--- THE EXERCISE ---
Transcribe the listing verbatim. Do not carry over any pictures.

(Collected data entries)
* * * * * * *
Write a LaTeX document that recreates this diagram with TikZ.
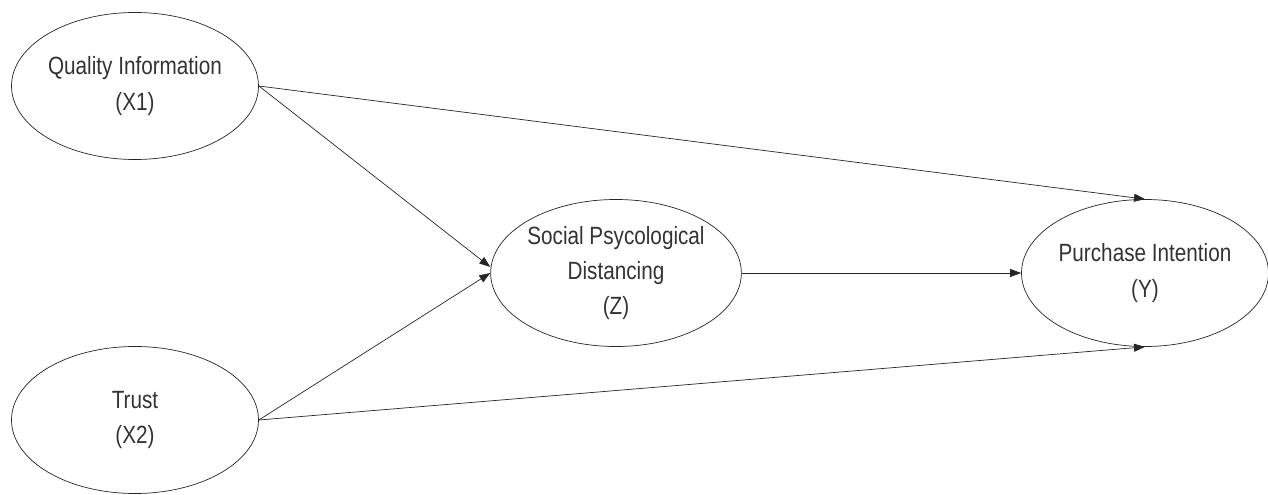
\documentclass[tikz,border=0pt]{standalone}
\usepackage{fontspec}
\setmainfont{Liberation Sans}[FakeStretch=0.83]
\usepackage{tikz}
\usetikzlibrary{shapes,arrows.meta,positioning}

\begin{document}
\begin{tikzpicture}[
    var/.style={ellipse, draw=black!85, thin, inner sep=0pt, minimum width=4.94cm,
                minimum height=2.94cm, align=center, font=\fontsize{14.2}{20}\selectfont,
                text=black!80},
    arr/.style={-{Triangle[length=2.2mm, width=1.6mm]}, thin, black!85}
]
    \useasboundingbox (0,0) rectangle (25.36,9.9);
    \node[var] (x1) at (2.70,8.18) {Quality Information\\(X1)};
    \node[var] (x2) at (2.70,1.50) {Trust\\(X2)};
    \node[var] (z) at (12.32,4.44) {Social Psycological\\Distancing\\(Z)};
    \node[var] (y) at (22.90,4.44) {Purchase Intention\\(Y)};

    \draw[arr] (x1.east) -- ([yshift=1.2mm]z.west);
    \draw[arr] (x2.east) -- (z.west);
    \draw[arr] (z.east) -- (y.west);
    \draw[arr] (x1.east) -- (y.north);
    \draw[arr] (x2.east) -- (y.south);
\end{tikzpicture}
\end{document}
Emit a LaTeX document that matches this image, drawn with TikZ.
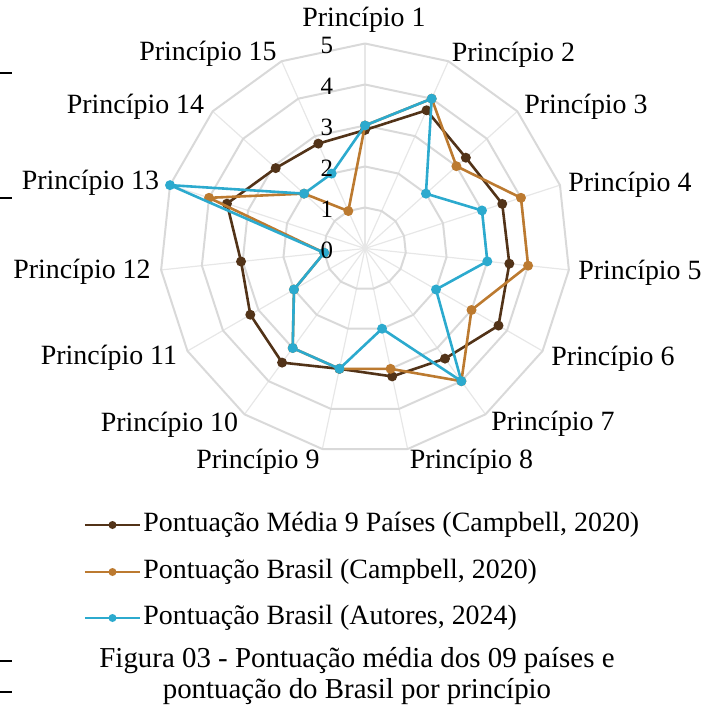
* * * * * * *
--- CORRECT OUTPUT ---
Write a LaTeX document that recreates this diagram with TikZ.
\documentclass[tikz,border=0pt]{standalone}
\usepackage{fontspec}
\setmainfont{Liberation Sans}[FakeStretch=0.83]
\usepackage{tikz}
\usetikzlibrary{shapes,arrows.meta,positioning}

\begin{document}
\begin{tikzpicture}[
    var/.style={ellipse, draw=black!85, thin, inner sep=0pt, minimum width=4.94cm,
                minimum height=2.94cm, align=center, font=\fontsize{14.2}{20}\selectfont,
                text=black!80},
    arr/.style={-{Triangle[length=2.2mm, width=1.6mm]}, thin, black!85}
]
    \useasboundingbox (0,0) rectangle (25.36,9.9);
    \node[var] (x1) at (2.70,8.18) {Quality Information\\(X1)};
    \node[var] (x2) at (2.70,1.50) {Trust\\(X2)};
    \node[var] (z) at (12.32,4.44) {Social Psycological\\Distancing\\(Z)};
    \node[var] (y) at (22.90,4.44) {Purchase Intention\\(Y)};

    \draw[arr] (x1.east) -- ([yshift=1.2mm]z.west);
    \draw[arr] (x2.east) -- (z.west);
    \draw[arr] (z.east) -- (y.west);
    \draw[arr] (x1.east) -- (y.north);
    \draw[arr] (x2.east) -- (y.south);
\end{tikzpicture}
\end{document}
Emit a LaTeX document that matches this image, drawn with TikZ.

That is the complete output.